**Request**.
Drop the pictures, then extract the listing word for word.

—————

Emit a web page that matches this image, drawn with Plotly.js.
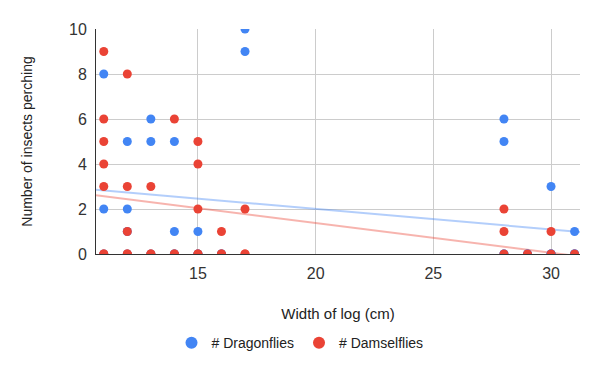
<!DOCTYPE html>
<html>
<head>
<meta charset="utf-8">
<script src="https://cdn.plot.ly/plotly-3.0.1.min.js"></script>
<style>html,body{margin:0;padding:0;background:#fff;}#chart{width:600px;height:371px;}</style>
</head>
<body>
<div id="chart"></div>
<script>
// Data (some points are hidden beneath others)
const dragonWidth = [11,11,11, 12,12,12,12, 13,13,13, 14,14,14,14, 15,15,15, 16,16, 17,17, 28,28,28,28, 29,29, 30,30,30,30, 31,31,31,31];
const dragonCount = [8,2,0,   5,2,1,0,     6,5,0,    5,1,0,0,     1,0,0,    0,0,   10,9,  6,5,0,0,     0,0,   3,0,0,0,     1,0,0,0];
const damselWidth = [11,11,11,11,11,11,11, 12,12,12,12,12, 13,13,13, 14,14,14, 15,15,15,15,15, 16,16,16, 17,17,17, 28,28,28, 29, 30,30, 31];
const damselCount = [9,6,5,4,3,0,0,        8,3,1,0,0,      3,0,0,    6,0,0,    5,4,2,0,0,      1,0,0,    2,0,0,    2,1,0,    0,  1,0,   0];
const seriesNames = ['# Dragonflies', '# Damselflies'];
const seriesColors = ['#4285F4', '#EA4335'];
const xTitle = 'Width of log (cm)';
const yTitle = 'Number of insects perching';

const X_RANGE = [10.67, 31.23];
const Y_RANGE = [0, 10];

function linFit(xs, ys) {
  const n = xs.length;
  let sx = 0, sy = 0, sxy = 0, sxx = 0;
  for (let i = 0; i < n; i++) { sx += xs[i]; sy += ys[i]; sxy += xs[i]*ys[i]; sxx += xs[i]*xs[i]; }
  const b = (n*sxy - sx*sy) / (n*sxx - sx*sx);
  const a = (sy - b*sx) / n;
  return {a, b};
}
function trend(xs, ys, color) {
  const f = linFit(xs, ys);
  return {
    type: 'scatter', mode: 'lines', x: X_RANGE.slice(), y: X_RANGE.map(v => f.a + f.b*v),
    line: {color: color, width: 2}, opacity: 0.4, showlegend: false, hoverinfo: 'skip'
  };
}

const font = 'Liberation Sans, Arial, sans-serif';
const data = [
  trend(dragonWidth, dragonCount, seriesColors[0]),
  trend(damselWidth, damselCount, seriesColors[1]),
  {type: 'scatter', mode: 'markers', name: seriesNames[0], x: dragonWidth, y: dragonCount,
   marker: {color: seriesColors[0], size: 9}},
  {type: 'scatter', mode: 'markers', name: seriesNames[1], x: damselWidth, y: damselCount,
   marker: {color: seriesColors[1], size: 9}}
];

const layout = {
  width: 600, height: 371,
  margin: {l: 96, r: 20, t: 29, b: 117},
  paper_bgcolor: '#fff', plot_bgcolor: '#fff',
  font: {family: font, size: 14, color: '#222'},
  showlegend: true,
  legend: {orientation: 'h', x: 0.4215, xanchor: 'center', y: -0.396, yanchor: 'middle',
           font: {family: font, size: 14, color: '#222'}, itemsizing: 'constant', traceorder: 'normal'},
  xaxis: {range: X_RANGE, dtick: 5, tick0: 0, showgrid: true, gridcolor: '#cccccc', gridwidth: 1,
          zeroline: false, showline: true, linecolor: '#333', linewidth: 1, ticks: '',
          tickfont: {family: font, size: 16, color: '#333'}, ticklabelstandoff: 5,
          title: {text: xTitle, font: {family: font, size: 15, color: '#222'}, standoff: 27}, automargin: true},
  yaxis: {range: Y_RANGE, dtick: 2, tick0: 0, showgrid: true, gridcolor: '#cccccc', gridwidth: 1,
          zeroline: false, showline: true, linecolor: '#333', linewidth: 1, ticks: '',
          tickfont: {family: font, size: 16, color: '#333'}, ticklabelstandoff: 5,
          title: {text: yTitle, font: {family: font, size: 14, color: '#222'}, standoff: 33}, automargin: true}
};

Plotly.newPlot('chart', data, layout, {staticPlot: true, displayModeBar: false});
</script>
</body>
</html>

—————

**Response to this exercise**.
Emit a web page that matches this image, drawn with Plotly.js.
<!DOCTYPE html>
<html>
<head>
<meta charset="utf-8">
<script src="https://cdn.plot.ly/plotly-3.0.1.min.js"></script>
<style>html,body{margin:0;padding:0;background:#fff;}#chart{width:600px;height:371px;}</style>
</head>
<body>
<div id="chart"></div>
<script>
// Data (some points are hidden beneath others)
const dragonWidth = [11,11,11, 12,12,12,12, 13,13,13, 14,14,14,14, 15,15,15, 16,16, 17,17, 28,28,28,28, 29,29, 30,30,30,30, 31,31,31,31];
const dragonCount = [8,2,0,   5,2,1,0,     6,5,0,    5,1,0,0,     1,0,0,    0,0,   10,9,  6,5,0,0,     0,0,   3,0,0,0,     1,0,0,0];
const damselWidth = [11,11,11,11,11,11,11, 12,12,12,12,12, 13,13,13, 14,14,14, 15,15,15,15,15, 16,16,16, 17,17,17, 28,28,28, 29, 30,30, 31];
const damselCount = [9,6,5,4,3,0,0,        8,3,1,0,0,      3,0,0,    6,0,0,    5,4,2,0,0,      1,0,0,    2,0,0,    2,1,0,    0,  1,0,   0];
const seriesNames = ['# Dragonflies', '# Damselflies'];
const seriesColors = ['#4285F4', '#EA4335'];
const xTitle = 'Width of log (cm)';
const yTitle = 'Number of insects perching';

const X_RANGE = [10.67, 31.23];
const Y_RANGE = [0, 10];

function linFit(xs, ys) {
  const n = xs.length;
  let sx = 0, sy = 0, sxy = 0, sxx = 0;
  for (let i = 0; i < n; i++) { sx += xs[i]; sy += ys[i]; sxy += xs[i]*ys[i]; sxx += xs[i]*xs[i]; }
  const b = (n*sxy - sx*sy) / (n*sxx - sx*sx);
  const a = (sy - b*sx) / n;
  return {a, b};
}
function trend(xs, ys, color) {
  const f = linFit(xs, ys);
  return {
    type: 'scatter', mode: 'lines', x: X_RANGE.slice(), y: X_RANGE.map(v => f.a + f.b*v),
    line: {color: color, width: 2}, opacity: 0.4, showlegend: false, hoverinfo: 'skip'
  };
}

const font = 'Liberation Sans, Arial, sans-serif';
const data = [
  trend(dragonWidth, dragonCount, seriesColors[0]),
  trend(damselWidth, damselCount, seriesColors[1]),
  {type: 'scatter', mode: 'markers', name: seriesNames[0], x: dragonWidth, y: dragonCount,
   marker: {color: seriesColors[0], size: 9}},
  {type: 'scatter', mode: 'markers', name: seriesNames[1], x: damselWidth, y: damselCount,
   marker: {color: seriesColors[1], size: 9}}
];

const layout = {
  width: 600, height: 371,
  margin: {l: 96, r: 20, t: 29, b: 117},
  paper_bgcolor: '#fff', plot_bgcolor: '#fff',
  font: {family: font, size: 14, color: '#222'},
  showlegend: true,
  legend: {orientation: 'h', x: 0.4215, xanchor: 'center', y: -0.396, yanchor: 'middle',
           font: {family: font, size: 14, color: '#222'}, itemsizing: 'constant', traceorder: 'normal'},
  xaxis: {range: X_RANGE, dtick: 5, tick0: 0, showgrid: true, gridcolor: '#cccccc', gridwidth: 1,
          zeroline: false, showline: true, linecolor: '#333', linewidth: 1, ticks: '',
          tickfont: {family: font, size: 16, color: '#333'}, ticklabelstandoff: 5,
          title: {text: xTitle, font: {family: font, size: 15, color: '#222'}, standoff: 27}, automargin: true},
  yaxis: {range: Y_RANGE, dtick: 2, tick0: 0, showgrid: true, gridcolor: '#cccccc', gridwidth: 1,
          zeroline: false, showline: true, linecolor: '#333', linewidth: 1, ticks: '',
          tickfont: {family: font, size: 16, color: '#333'}, ticklabelstandoff: 5,
          title: {text: yTitle, font: {family: font, size: 14, color: '#222'}, standoff: 33}, automargin: true}
};

Plotly.newPlot('chart', data, layout, {staticPlot: true, displayModeBar: false});
</script>
</body>
</html>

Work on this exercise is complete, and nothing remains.